2002-01-23 08:23:32

by H. Peter Anvin

[permalink] [raw]
Subject: kernel.org: setting the record straight

It has come to my attention there are some unfounded rumours about the
kernel.org outage from this past weekend, and I wanted to set the
record straight:

In particular, the outage was *not* caused by any kind of failure in
the new Compaq server hardware. It worries me a bit that this
particular rumour was circulating, since it reflects badly on a donor
who has just provided us with a very nice machine.

The approximate history of the failure is as such:

Back in December, we were already planning to replace the old server
hardware after repeated problems, probably age-related.
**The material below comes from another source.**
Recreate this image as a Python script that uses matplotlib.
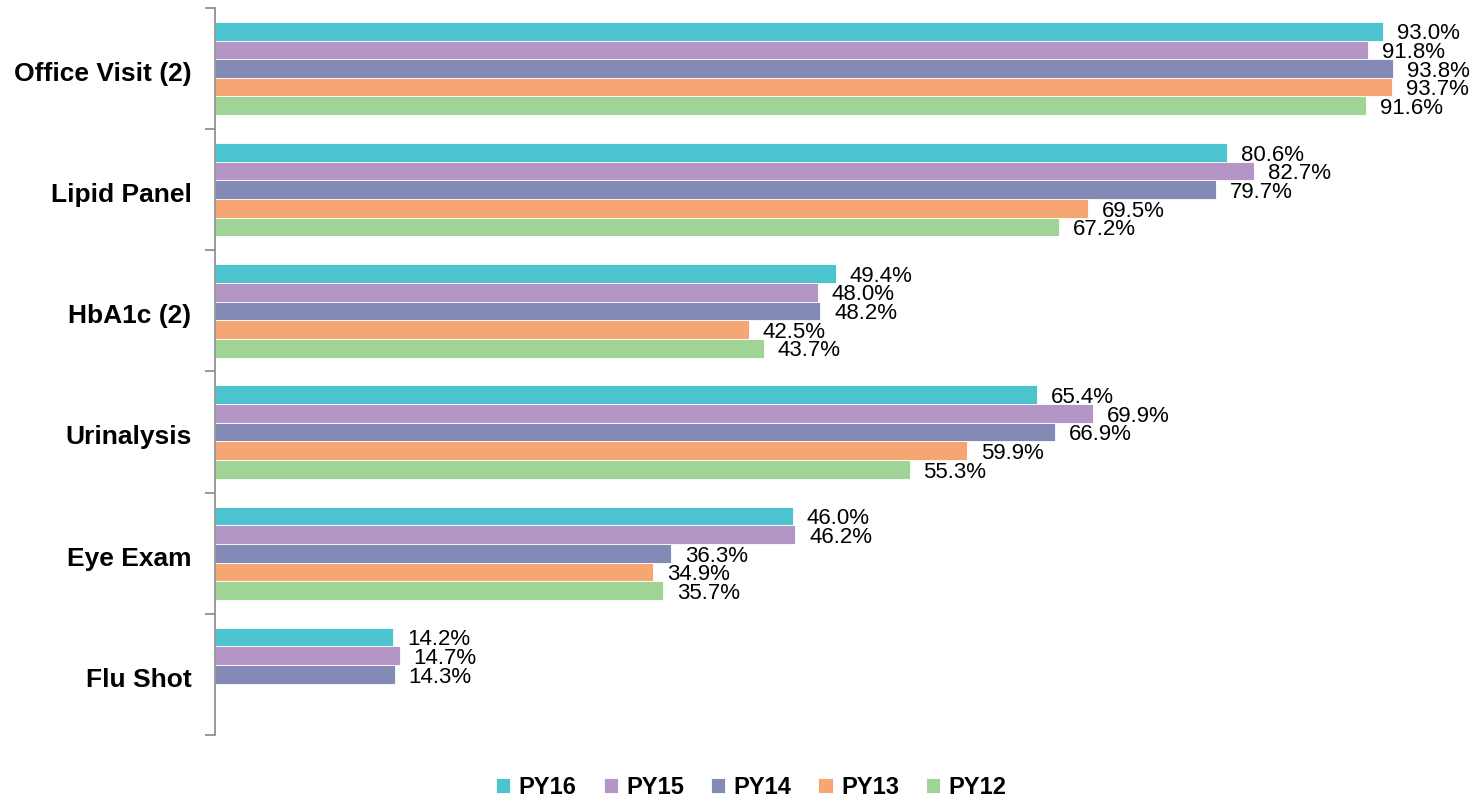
import matplotlib.pyplot as plt
import matplotlib.transforms as mtransforms
import numpy as np

plt.rcParams['font.family'] = ['Liberation Sans', 'DejaVu Sans']

# Datos
categorias = ['Office Visit (2)', 'Lipid Panel', 'HbA1c (2)', 'Urinalysis', 'Eye Exam', 'Flu Shot']
series = ['PY16', 'PY15', 'PY14', 'PY13', 'PY12']
py16 = [93.0, 80.6, 49.4, 65.4, 46.0, 14.2]
py15 = [91.8, 82.7, 48.0, 69.9, 46.2, 14.7]
py14 = [93.8, 79.7, 48.2, 66.9, 36.3, 14.3]
py13 = [93.7, 69.5, 42.5, 59.9, 34.9, None]
py12 = [91.6, 67.2, 43.7, 55.3, 35.7, None]
colores = ['#4BC4CF', '#B396C6', '#828AB5', '#F5A673', '#A0D396']

valores = [py16, py15, py14, py13, py12]

fig = plt.figure(figsize=(14.76, 7.99), dpi=100)
ax = fig.add_axes([0.1457, 0.0801, 0.851, 0.91])

n = len(categorias)
alto = 0.154
centros = np.arange(n)

for i, (nombre, vals, color) in enumerate(zip(series, valores, colores)):
    offset = (i - 2) * alto
    for j, v in enumerate(vals):
        if v is None:
            continue
        y = centros[j] + offset
        ax.barh(y, v, height=alto, color=color, edgecolor='white', linewidth=0.6,
                label=nombre if j == 0 else None)
        ax.annotate(f'{v:.1f}%', xy=(v, y), xytext=(10, -2), textcoords='offset points',
                    va='center', ha='left', fontsize=16, color='black')

ax.set_xlim(0, 100)
ax.set_ylim(n - 0.5, -0.5)

# Ejes
ax.set_yticks(np.arange(-0.5, n, 1.0))
ax.set_yticklabels([])
ax.set_yticks(centros, minor=True)
ax.set_yticklabels(categorias, minor=True, fontsize=19, fontweight='bold')
ax.tick_params(axis='y', which='major', length=7, width=1.2, color='#888888', direction='out')
ax.tick_params(axis='y', which='minor', length=0, pad=17)
# bajar un poco las etiquetas de categoria
desplaza = mtransforms.ScaledTranslation(0, -2 / 72, fig.dpi_scale_trans)
for etiqueta in ax.get_yticklabels(minor=True):
    etiqueta.set_transform(etiqueta.get_transform() + desplaza)
ax.set_xticks([])
for lado in ['top', 'right', 'bottom']:
    ax.spines[lado].set_visible(False)
ax.spines['left'].set_color('#888888')
ax.spines['left'].set_linewidth(1.2)

# Leyenda
fig.legend(loc='center', bbox_to_anchor=(0.509, 0.014), ncol=5, frameon=False,
           prop={'size': 17, 'weight': 'bold'}, handlelength=0.6, handleheight=0.6,
           handletextpad=0.35, columnspacing=1.15)

fig.savefig('out.png', dpi=100)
We were
originally planning to put the new server in production after the
holidays, however, when the old server really started to flake out on
us we decided to push it in service early.

ISC was very accomodating and arranged for us to put it in service on
short notice, despite several logistics problem. One of those
problems was the lack of a configured port for the management card in
the new server. As a result, it did not get wired up at that time.

This past Friday morning, the kernel on the server apparently stopped
servicing user-space processes; the details aren't known, other than
the fact that pings and TCP SYNs received replies, but we couldn't get
any actual data across. Futhermore, on and off there was as much as
95% packet loss in pings, although the machine didn't stop responding
to pings until it was power cycled on Sunday.

Due to a miscommunication between myself and the staff at ISC we
weren't able to get the machine power cycled until Sunday (it did not
return from the power cycle) and the management port connected until
Monday. Once the management port got connected, it was a 5-minute job
to bring the machine back to life.

Finally, I would like to thank the many people and organizations who
have offered to host another kernel.org server in one way or another.
I'm going to be evaluating our options, with the goal of getting at
least one additional server if at all possible. If so, my preference
will definitely be to try to obtain identical hardware with the one we
currently have.

-=hpa

--
<[email protected]> at work, <[email protected]> in private!
"Unix gives you enough rope to shoot yourself in the foot."
http://www.zytor.com/~hpa/puzzle.txt <[email protected]>


2002-01-23 16:30:27

by Daniel Phillips

[permalink] [raw]
Subject: Re: kernel.org: setting the record straight

On January 23, 2002 09:23 am, H. Peter Anvin wrote:
> This past Friday morning, the kernel on the server apparently stopped
> servicing user-space processes; the details aren't known, other than
> the fact that pings and TCP SYNs received replies, but we couldn't get
> any actual data across. Futhermore, on and off there was as much as
> 95% packet loss in pings, although the machine didn't stop responding
> to pings until it was power cycled on Sunday.

Which kernel was it?

--
Daniel

2002-01-23 17:29:29

by H. Peter Anvin

[permalink] [raw]
Subject: Re: kernel.org: setting the record straight

Daniel Phillips wrote:

>
> Which kernel was it?
>


2.4.16

-hpa